In an ideal world, a professional services business should be buying an insurance policy that meets their exposure alongside the contractual indemnification requirements of their hiring client.
However, over recent months, there has been a noticeable increase in the number of businesses buying insurance solely to meet contractual agreements.
But What Is Behind This Direction of Travel?
Just to secure even a small part on a job, it appears that SMEs and independent contractors have little choice but to sign up for remarkably stringent contractual requirements with their often much larger hiring client.
And it’s not just SMEs facing this difficult balancing act. There is a growing trend towards employees of these larger enterprises being forced to reclassify as independent contractors; these contractors are subsequently required by the hiring client to carry insurance limits that often mirror or are close to the insurance limits the client carries themselves.
While this may act as a safety mechanism for the hiring client if a claim were to arise — spreading the risk between them and the contractor — it can also be fraught with legal risk due to the contractual terms and conditions the independent contractors sign up for.
SMEs often have to sign up for indemnification agreements that are against them or at best, mutual, as they wish to take on the job.
Should they sign these conditions, there are a couple of potential policy restrictions to watch out for. There could be contractual liability exclusions and some professional liability wordings may have a liability of others exclusion, which can exclude any loss arising from the unfavorable or mutual hold harmless provision that they’ve agreed to.

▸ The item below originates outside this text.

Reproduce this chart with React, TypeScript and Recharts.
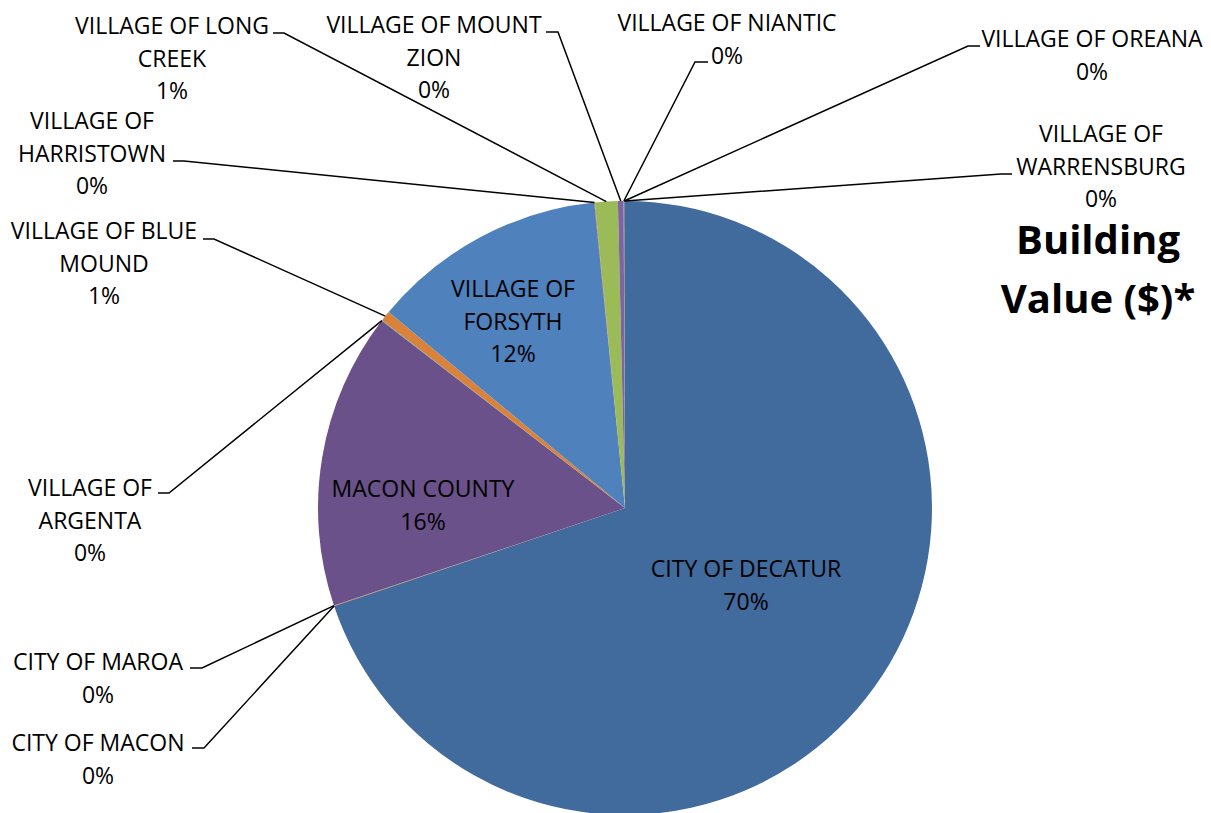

It’s not unreasonable to link this trend of ever-more stringent contractual requirements to another — the rising costs of insurance claims resulting from increased litigation, more plaintiff-friendly legal decisions and a broader definition of liability.
This is particularly potent in the form of bodily injury claims and has become a particular issue in the construction and energy industry.

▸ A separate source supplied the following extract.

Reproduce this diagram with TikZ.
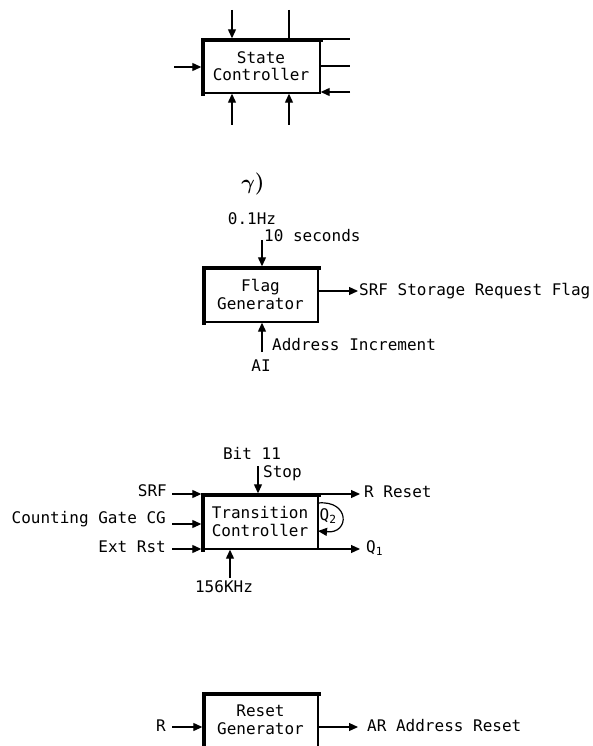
\documentclass[tikz,border=0pt]{standalone}
\usepackage{amsmath}
\usepackage{fontspec}
\newfontfamily\labfont{DejaVu Sans Mono}
\newcommand\labsize{\labfont\fontsize{16}{17.5}\selectfont}
\usetikzlibrary{arrows.meta}
\tikzset{
  lbl/.style={font=\labsize, inner sep=0pt},
  blk/.style={draw, line width=1.4pt, inner sep=0pt, font=\labsize, align=center},
  heavy/.style={line width=4pt, line cap=rect},
  wire/.style={line width=1.2pt},
  arr/.style={line width=1.2pt, -{Triangle[length=9pt,width=8pt]}},
}
\begin{document}
\begin{tikzpicture}[x=1pt,y=-1pt]
\useasboundingbox[fill=white] (0,0) rectangle (592,746);

% ---------------- State Controller ----------------
\node[blk, minimum width=118pt, minimum height=54pt] (sc) at (261,66) {State\\Controller};
\draw[heavy] ([xshift=1.5pt]sc.south west) -- ([xshift=1.5pt,yshift=-1.5pt]sc.north west) -- ([yshift=-1.5pt]sc.north east);
\coordinate (sct1) at (232,10);
\coordinate (sct2) at (289,10);
\coordinate (scl) at (174,67);
\coordinate (scr1) at (350,39);
\coordinate (scr2) at (350,66);
\coordinate (scr3) at (350,92);
\coordinate (scb1) at (232,125);
\coordinate (scb2) at (289,125);
\draw[arr] (sct1) -- (sct1 |- sc.north);
\draw[wire] (sct2) -- (sct2 |- sc.north);
\draw[arr] (scl) -- (scl -| sc.west);
\draw[wire] (sc.east |- scr1) -- (scr1);
\draw[wire] (sc.east |- scr2) -- (scr2);
\draw[arr] (scr3) -- (scr3 -| sc.east);
\draw[arr] (scb1) -- (scb1 |- sc.south);
\draw[arr] (scb2) -- (scb2 |- sc.south);

% ---------------- gamma ----------------
\node[inner sep=0pt] (gam) at (253,184) {\fontsize{22}{22}\selectfont$\boldsymbol{\gamma}$\textbf{)}};

% ---------------- Flag Generator ----------------
\node[blk, minimum width=115pt, minimum height=55pt] (fg) at (260.5,294.5) {Flag\\Generator};
\draw[heavy] ([xshift=1.5pt]fg.south west) -- ([xshift=1.5pt,yshift=-1.5pt]fg.north west) -- ([yshift=-1.5pt]fg.north east);
\node[lbl] (hz) at (252,219) {0.1Hz};
\node[lbl, anchor=west] (ten) at (264,236) {10 seconds};
\coordinate (fgt) at (262,240);
\draw[arr] (fgt) -- (fgt |- fg.north);
\coordinate (fgr) at (358,291);
\draw[arr] (fg.east |- fgr) -- (fgr);
\node[lbl, anchor=west] (srf) at (359,291) {SRF Storage Request Flag};
\coordinate (fgb) at (262,352);
\draw[arr] (fgb) -- (fgb |- fg.south);
\node[lbl, anchor=west] (ai1) at (272,345) {Address Increment};
\node[lbl] (ai2) at (261,366) {AI};

% ---------------- Transition Controller ----------------
\node[blk, minimum width=116pt, minimum height=55pt] (tc) at (260,521.5) {Transition\\Controller};
\draw[heavy] ([xshift=1.5pt]tc.south west) -- ([xshift=1.5pt,yshift=-1.5pt]tc.north west) -- ([yshift=-1.5pt]tc.north east);
\node[lbl] (bit) at (252,453) {Bit 11};
\node[lbl, anchor=west] (stop) at (263,473) {Stop};
\coordinate (tct) at (258,466);
\draw[arr] (tct) -- (tct |- tc.north);
\node[lbl, anchor=east] (isrf) at (167,491) {SRF};
\node[lbl, anchor=east] (icg) at (166,519) {Counting Gate CG};
\node[lbl, anchor=east] (iext) at (166,547) {Ext Rst};
\coordinate (tcl1) at (172,494);
\coordinate (tcl2) at (172,524);
\coordinate (tcl3) at (172,549);
\draw[arr] (tcl1) -- (tcl1 -| tc.west);
\draw[arr] (tcl2) -- (tcl2 -| tc.west);
\draw[arr] (tcl3) -- (tcl3 -| tc.west);
\coordinate (tcr1) at (360,494);
\coordinate (tcr2) at (360,549);
\draw[arr] (tc.east |- tcr1) -- (tcr1);
\draw[arr] (tc.east |- tcr2) -- (tcr2);
\node[lbl, anchor=west] (rr) at (364,492) {R Reset};
\node[lbl, anchor=west] (q1) at (366,548) {Q\textsubscript{1}};
\coordinate (q2s) at (318,503);
\coordinate (q2e) at (318,531);
\draw[arr] (q2s) .. controls (350,500) and (350,534) .. (q2e);
\node[lbl, anchor=west] (q2) at (319.5,516) {Q\textsubscript{2}};
\coordinate (tcb) at (230,578);
\draw[arr] (tcb) -- (tcb |- tc.south);
\node[lbl] (khz) at (224,587) {156KHz};

% ---------------- Reset Generator ----------------
\node[draw, line width=1.4pt, minimum width=115pt, minimum height=67pt, inner sep=0pt] (rg) at (260.5,726.5) {};
\draw[heavy] ([xshift=1.5pt]rg.south west) -- ([xshift=1.5pt,yshift=-1.5pt]rg.north west) -- ([yshift=-1.5pt]rg.north east);
\node[lbl, align=center] (rgt) at (260.5,720) {Reset\\Generator};
\node[lbl] (rin) at (161,726) {R};
\coordinate (rgl) at (172,727);
\draw[arr] (rgl) -- (rgl -| rg.west);
\coordinate (rgr) at (358,727);
\draw[arr] (rg.east |- rgr) -- (rgr);
\node[lbl, anchor=west] (ar) at (367,726) {AR Address Reset};
\end{tikzpicture}
\end{document}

It’s not uncommon for an insured having to defend a suit for just being in the wrong place at the wrong time, which can incur considerable costs to defend and ultimately indemnify.
An Example from the Energy Sector
This can occur across most professions, but here is an example from the energy sector:
An explosion occurs at an oil and gas rig where the insured had been providing advice over the past month; in due course, it is brought into a lawsuit due to the incident injuring a worker of the principal it had contracted with.

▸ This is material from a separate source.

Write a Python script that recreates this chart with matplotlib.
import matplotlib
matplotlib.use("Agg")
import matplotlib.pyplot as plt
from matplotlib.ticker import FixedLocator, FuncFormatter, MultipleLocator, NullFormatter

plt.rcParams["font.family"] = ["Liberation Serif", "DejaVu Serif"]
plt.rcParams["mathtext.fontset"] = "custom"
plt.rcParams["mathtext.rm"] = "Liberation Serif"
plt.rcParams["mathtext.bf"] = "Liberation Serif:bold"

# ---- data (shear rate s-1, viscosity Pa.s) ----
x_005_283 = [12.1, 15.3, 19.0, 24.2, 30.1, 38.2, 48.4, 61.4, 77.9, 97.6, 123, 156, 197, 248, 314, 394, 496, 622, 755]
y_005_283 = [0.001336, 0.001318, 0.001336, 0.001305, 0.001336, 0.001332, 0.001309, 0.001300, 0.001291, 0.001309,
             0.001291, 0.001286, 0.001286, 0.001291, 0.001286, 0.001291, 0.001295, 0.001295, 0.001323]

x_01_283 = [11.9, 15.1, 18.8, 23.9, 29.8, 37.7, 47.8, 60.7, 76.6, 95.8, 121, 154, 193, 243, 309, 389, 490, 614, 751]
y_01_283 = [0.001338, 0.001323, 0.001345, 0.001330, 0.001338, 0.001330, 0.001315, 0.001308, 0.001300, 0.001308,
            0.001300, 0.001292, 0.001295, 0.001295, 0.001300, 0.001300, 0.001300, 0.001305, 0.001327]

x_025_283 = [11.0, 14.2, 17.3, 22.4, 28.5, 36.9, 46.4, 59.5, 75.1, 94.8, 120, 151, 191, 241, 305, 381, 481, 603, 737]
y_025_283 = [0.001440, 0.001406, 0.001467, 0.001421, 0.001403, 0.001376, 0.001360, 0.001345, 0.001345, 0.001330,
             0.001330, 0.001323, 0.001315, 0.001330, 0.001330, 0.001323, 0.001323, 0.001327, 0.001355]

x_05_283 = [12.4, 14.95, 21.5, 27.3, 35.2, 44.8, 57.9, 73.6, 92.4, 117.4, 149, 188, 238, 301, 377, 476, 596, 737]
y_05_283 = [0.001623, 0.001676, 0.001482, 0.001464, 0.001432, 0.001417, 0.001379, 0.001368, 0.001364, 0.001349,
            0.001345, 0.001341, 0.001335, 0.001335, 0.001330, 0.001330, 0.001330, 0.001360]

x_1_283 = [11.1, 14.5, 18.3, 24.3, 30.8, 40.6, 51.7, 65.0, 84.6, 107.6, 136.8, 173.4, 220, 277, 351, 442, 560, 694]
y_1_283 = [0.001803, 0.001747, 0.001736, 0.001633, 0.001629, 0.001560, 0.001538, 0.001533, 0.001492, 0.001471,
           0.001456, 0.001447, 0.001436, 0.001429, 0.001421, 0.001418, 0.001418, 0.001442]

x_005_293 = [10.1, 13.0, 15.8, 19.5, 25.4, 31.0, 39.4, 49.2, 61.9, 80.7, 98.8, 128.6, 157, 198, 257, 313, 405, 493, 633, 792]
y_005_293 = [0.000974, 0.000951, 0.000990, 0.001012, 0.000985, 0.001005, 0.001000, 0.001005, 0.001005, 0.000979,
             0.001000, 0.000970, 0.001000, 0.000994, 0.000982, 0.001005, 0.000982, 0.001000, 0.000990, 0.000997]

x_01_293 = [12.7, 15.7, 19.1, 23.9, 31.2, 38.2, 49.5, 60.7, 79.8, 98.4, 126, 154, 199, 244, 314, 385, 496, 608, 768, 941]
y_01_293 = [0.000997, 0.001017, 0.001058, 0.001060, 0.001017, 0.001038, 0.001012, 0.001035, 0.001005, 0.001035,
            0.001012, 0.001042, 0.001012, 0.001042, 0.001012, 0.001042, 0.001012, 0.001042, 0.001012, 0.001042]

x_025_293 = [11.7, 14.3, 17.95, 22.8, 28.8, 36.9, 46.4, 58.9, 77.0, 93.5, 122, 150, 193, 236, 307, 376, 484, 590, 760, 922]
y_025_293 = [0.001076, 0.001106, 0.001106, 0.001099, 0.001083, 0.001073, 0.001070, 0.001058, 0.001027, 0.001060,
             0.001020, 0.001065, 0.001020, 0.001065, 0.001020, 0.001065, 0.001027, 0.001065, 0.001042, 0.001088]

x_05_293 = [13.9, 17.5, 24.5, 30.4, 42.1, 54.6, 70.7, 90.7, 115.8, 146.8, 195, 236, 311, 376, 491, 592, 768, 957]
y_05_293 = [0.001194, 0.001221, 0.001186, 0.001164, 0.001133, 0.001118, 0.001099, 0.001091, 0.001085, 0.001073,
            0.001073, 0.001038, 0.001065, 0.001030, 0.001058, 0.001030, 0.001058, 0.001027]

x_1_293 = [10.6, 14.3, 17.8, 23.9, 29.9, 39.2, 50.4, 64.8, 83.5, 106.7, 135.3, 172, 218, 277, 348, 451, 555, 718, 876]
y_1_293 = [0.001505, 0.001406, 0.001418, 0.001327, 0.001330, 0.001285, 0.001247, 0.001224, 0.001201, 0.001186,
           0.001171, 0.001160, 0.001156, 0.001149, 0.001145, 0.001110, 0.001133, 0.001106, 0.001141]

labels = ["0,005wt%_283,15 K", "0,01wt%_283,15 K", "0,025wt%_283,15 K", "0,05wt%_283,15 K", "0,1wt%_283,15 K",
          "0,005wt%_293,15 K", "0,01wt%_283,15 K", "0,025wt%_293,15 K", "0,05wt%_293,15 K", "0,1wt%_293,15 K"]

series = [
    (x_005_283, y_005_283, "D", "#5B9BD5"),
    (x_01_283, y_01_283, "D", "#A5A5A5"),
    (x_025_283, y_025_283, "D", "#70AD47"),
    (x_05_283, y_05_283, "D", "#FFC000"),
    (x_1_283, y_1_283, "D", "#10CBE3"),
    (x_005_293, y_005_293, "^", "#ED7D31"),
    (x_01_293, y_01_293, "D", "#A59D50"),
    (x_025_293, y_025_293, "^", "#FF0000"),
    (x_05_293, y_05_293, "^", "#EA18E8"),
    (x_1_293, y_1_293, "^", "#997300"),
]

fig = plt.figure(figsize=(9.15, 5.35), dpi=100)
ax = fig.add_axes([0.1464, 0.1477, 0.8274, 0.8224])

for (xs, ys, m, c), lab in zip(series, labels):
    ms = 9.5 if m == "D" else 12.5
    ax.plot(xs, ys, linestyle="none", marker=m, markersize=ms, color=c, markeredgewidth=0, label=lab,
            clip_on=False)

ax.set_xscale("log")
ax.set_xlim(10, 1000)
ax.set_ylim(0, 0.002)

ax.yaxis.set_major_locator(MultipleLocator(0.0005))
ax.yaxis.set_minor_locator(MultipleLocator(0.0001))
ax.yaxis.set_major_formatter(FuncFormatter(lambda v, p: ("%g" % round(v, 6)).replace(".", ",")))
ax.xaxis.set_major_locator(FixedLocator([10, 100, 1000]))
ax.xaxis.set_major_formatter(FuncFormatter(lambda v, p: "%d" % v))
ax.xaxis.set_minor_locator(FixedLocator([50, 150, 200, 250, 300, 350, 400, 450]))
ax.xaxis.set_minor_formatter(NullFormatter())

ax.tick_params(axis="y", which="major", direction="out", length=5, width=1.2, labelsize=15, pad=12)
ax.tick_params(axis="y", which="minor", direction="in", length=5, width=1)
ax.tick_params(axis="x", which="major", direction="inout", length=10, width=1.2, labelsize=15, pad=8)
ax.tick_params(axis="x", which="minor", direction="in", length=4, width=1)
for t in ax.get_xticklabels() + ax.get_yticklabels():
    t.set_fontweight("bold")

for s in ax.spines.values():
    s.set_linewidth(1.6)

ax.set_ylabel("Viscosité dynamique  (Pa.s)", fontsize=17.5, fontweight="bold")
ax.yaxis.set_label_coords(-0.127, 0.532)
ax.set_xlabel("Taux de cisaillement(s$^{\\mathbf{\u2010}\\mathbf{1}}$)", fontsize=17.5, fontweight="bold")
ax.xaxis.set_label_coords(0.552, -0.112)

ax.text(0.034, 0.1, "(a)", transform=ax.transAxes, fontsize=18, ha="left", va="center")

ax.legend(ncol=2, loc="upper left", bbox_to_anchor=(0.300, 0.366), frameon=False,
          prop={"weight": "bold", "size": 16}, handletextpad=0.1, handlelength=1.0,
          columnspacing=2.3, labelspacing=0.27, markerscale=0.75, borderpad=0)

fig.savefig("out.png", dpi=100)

While the insured had not been onsite for a number of weeks, it was sued as all parties agreed to sign indemnification agreements in favor of the rig operator. Looking at this with the eyes of a commercial insurer or broker, this is a bodily injury claim and would therefore fall under the general liability policy.
However, the question to answer is, how did this bodily injury claim arise?
Was it due to negligent advice provided by a contractor that was being implemented on site, leading to the incident occurring? If yes, all of a sudden, this looks more like a professional liability claim — so what happens if the insured does not have errors and omissions cover in place? Would this loss go uninsured?
SMEs find themselves caught between a rock and a hard place. Their options to negotiate with the demands of the client are limited; if they don’t agree to the client’s often heavy contractual requirements, then given the challenging economic environment right now, it’s likely that a competitor will.
It can distract a business from where its true exposure lies, and being asked to agree to contractual demands to hold up to between $5M and $10M of either professional liability or general liability — or even both — can make the cost of insurance financially draining.
This clearly doesn’t make it easy for insurance brokers with professional service businesses as clients — after all, it’s their responsibility to ensure clients have the most appropriate cover for their businesses and not simply the insurance required to meet the needs of a contract.
It’s extremely important, therefore, to understand where the client’s risk exposures truly lie and whether providing just a general liability policy, regardless of the limits demanded by a contract, would leave a gaping hole in the level of protection the client is afforded.
It is important to remember that having only a general liability policy in place will not cover an insured if it faces a claim for negligence in the advice provided — whether that is a financial loss or a claim that causes bodily injury from this advice.
Likewise, failing to perform the deliverables asked on time or to the client’s satisfaction could be deemed a breach of the contractual terms and conditions, so the exposure cannot be ignored.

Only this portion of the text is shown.